Marine Le Pen a réagi dès mardi soir à la polémique pour nier connaître ce signe et donc sa signification. Elle a également précisé avoir contacté le "militant" Ruuben Kaalep pour qu'il dépublie la photo, afin de clore les débats. Ses troupes ont également très vite inondé les réseaux sociaux pour relativiser ce qui serait un selfie parmi tant d'autres avec un inconnu.

Sauf que Kaalep est tout sauf un simple militant. Le parti de ce député estonien est même présenté comme un "allié" du RN par le vice-président frontiste Nicolas Bay. Mardi, il était avec Marine Le Pen à Tallinn pour une réunion entre "défenseurs de la civilisation" avec, outre EKRE, les partis d'extrême droite les "Vrais Finlandais", le Parti populaire danois et la Ligue italienne. En bonne place sur nombre des photos de ce mini-sommet nationalistes organisé en pleine campagne pour les européennes: Ruuben Kaalep.

 

 

Le même Kaalep qui est connu pour son engagement négationniste. Le journal d'investigation estonien Eesti ekspress (lire ici) a ainsi révélé sa participation à une pièce de théâtre ou à des écrits remettant en cause la véracité de l'Holocauste. Il aurait également participé à lister des personnalités sur la base de leurs origines juives.
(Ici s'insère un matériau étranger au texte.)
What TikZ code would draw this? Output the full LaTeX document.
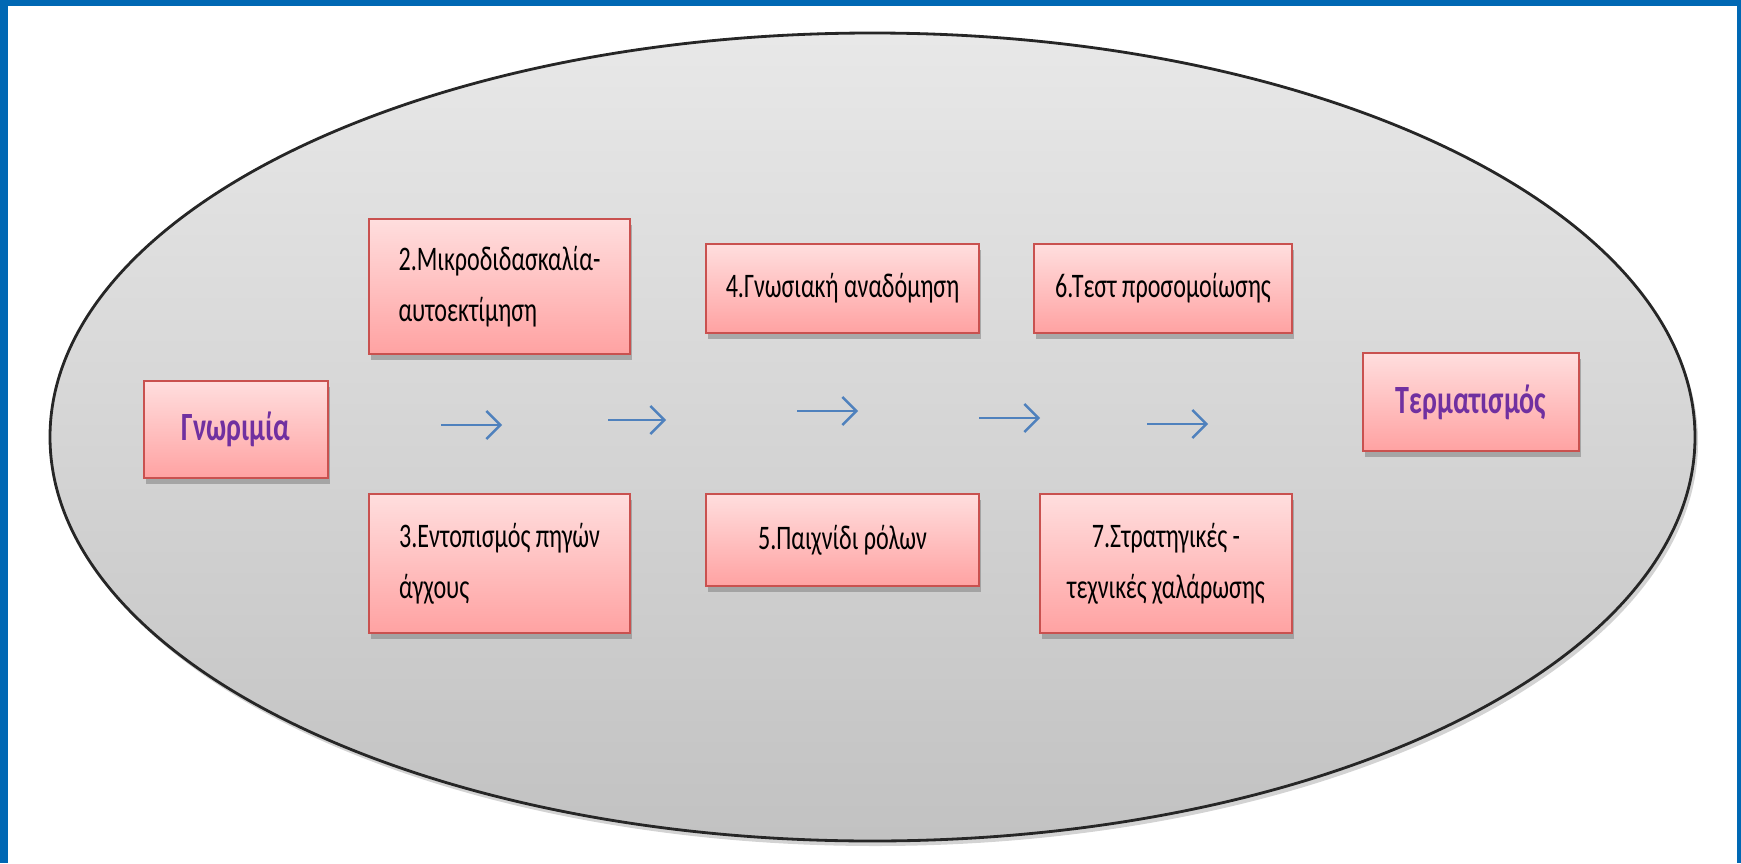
\documentclass[tikz,border=0pt]{standalone}
\usepackage{fontspec}
\setmainfont{Carlito}[FakeStretch=0.7]
\usetikzlibrary{shapes.geometric,shadows,arrows.meta}
\definecolor{framblue}{HTML}{0068B4}
\definecolor{boxred}{HTML}{C9514F}
\definecolor{boxtop}{HTML}{FFDEDE}
\definecolor{boxbottom}{HTML}{FFA2A2}
\definecolor{titlepurple}{HTML}{7030A0}
\definecolor{arrowblue}{HTML}{4F81BD}
\begin{document}
\begin{tikzpicture}
[ovaldecorate/.style={shape=ellipse,inner sep=0pt,draw=black!85,line width=0.8pt,
   top color=black!9,bottom color=black!24,
   drop shadow={shadow xshift=0.3mm,shadow yshift=-0.5mm,opacity=0.35}},
 boxdecorate/.style={shape=rectangle,inner sep=0pt,draw=boxred,line width=0.6pt,
   top color=boxtop,bottom color=boxbottom,
   font=\fontsize{9.8}{14.5}\selectfont,
   drop shadow={shadow xshift=0.2mm,shadow yshift=-0.6mm,opacity=0.55}},
 plaindecorate/.style={text=black},
 titledecorate/.style={font=\fontsize{11.4}{13}\selectfont\bfseries,text=titlepurple},
 arrowdecorate/.style={-{Straight Barb[length=1.4mm,width=2.8mm]},draw=arrowblue,line width=0.7pt}]
\useasboundingbox (0,0) rectangle (17.41,-8.63);
%% frame
\fill[framblue] (0,0) rectangle (17.41,-0.06);
\fill[framblue] (0,0) rectangle (0.08,-8.63);
\fill[framblue] (17.37,0) rectangle (17.41,-8.63);
%% oval
\node (oval) at (8.725,-4.37) [ovaldecorate,minimum width=16.45cm,minimum height=8.08cm] {};
%% boxes
\foreach \nodename/\x/\y/\w/\h/\layout/\look/\txt in {
  gnor/2.36/-4.295/1.84/0.97/center/titledecorate/{Γνωριμία},
  mikro/4.995/-2.865/2.61/1.35/left/plaindecorate/{2.Μικροδιδασκαλία-\\αυτοεκτίμηση},
  entop/4.995/-5.635/2.61/1.39/left/plaindecorate/{3.Εντοπισμός πηγών\\άγχους},
  gnos/8.425/-2.885/2.73/0.89/center/plaindecorate/{4.Γνωσιακή αναδόμηση},
  paix/8.425/-5.40/2.73/0.92/center/plaindecorate/{5.Παιχνίδι ρόλων},
  test/11.63/-2.885/2.58/0.89/center/plaindecorate/{6.Τεστ προσομοίωσης},
  strat/11.66/-5.635/2.52/1.39/center/plaindecorate/{7.Στρατηγικές -\\τεχνικές χαλάρωσης},
  term/14.71/-4.02/2.16/0.98/center/titledecorate/{Τερματισμός}} {
  \node (\nodename) at (\x,\y) [boxdecorate,\look,minimum width=\w cm,minimum height=\h cm,align=\layout] {\txt};
}
%% arrows
\foreach \i/\xa/\xb/\y in {1/4.41/5.02/-4.25, 2/6.08/6.66/-4.20, 3/7.97/8.58/-4.11,
  4/9.79/10.40/-4.18, 5/11.47/12.08/-4.24} {
  \coordinate (from\i) at (\xa,\y);
  \coordinate (to\i) at (\xb,\y);
  \draw[arrowdecorate] (from\i) -- (to\i);
}
\end{tikzpicture}
\end{document}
Récemment, il a participé à des marches aux flambeaux à la symbolique très marquée extrême droite radicale, ou encore rencontré et rendu hommage l'an passé à des vétérans estoniens de la Waffen SS. Sur son compte Twitter il retweete notamment des messages appelant au "nettoyage" de la terre ou dénonçant une "invasion du tiers-monde" et soutient l'idée que EKRE crée ses propres "unités de défense".

 

 

A l'international, Ruuben Kaalep cite notamment en exemple Richard Spencer, qui lui rend la politesse, le suprémaciste américain qui avait lancé un tonitruant "Heil Trump!" devant des supporters faisant des saluts nazis lors d'un meeting à Washington en novembre 2016. Toujours selon la presse estonienne, il serait également lié à l'Anglais Paul Hickman, fondateur de "National Action". Ce groupe néo-nazi est interdit au Royaume-Uni car considéré comme terroriste.

Au-delà du cas de Ruuben Kaalep le parti EKRE, qui a connu son premier succès électoral aux dernières législatives de 2019, est ainsi ouvertement raciste, antisémite et homophobe. Outre ses militants, dont certains ont déjà été condamnés pour violences, les têtes d'affiche sont elles aussi radicales. Martin Helme par exemple, ministre des Finances de la coalition au pouvoir et fils du leader Mart Helme, est un adepte de la théorie du Grand remplacement, fantasme prédisant la disparition des "peuples européens" au profit de populations allogènes immigrées et principalement musulmanes. Martin Helme a enfin lui aussi déclenché une polémique pour avoir… fait le même signe "White power" que Kaalep, il y a quelques semaines en plein Riigikogu, le parlement estonien.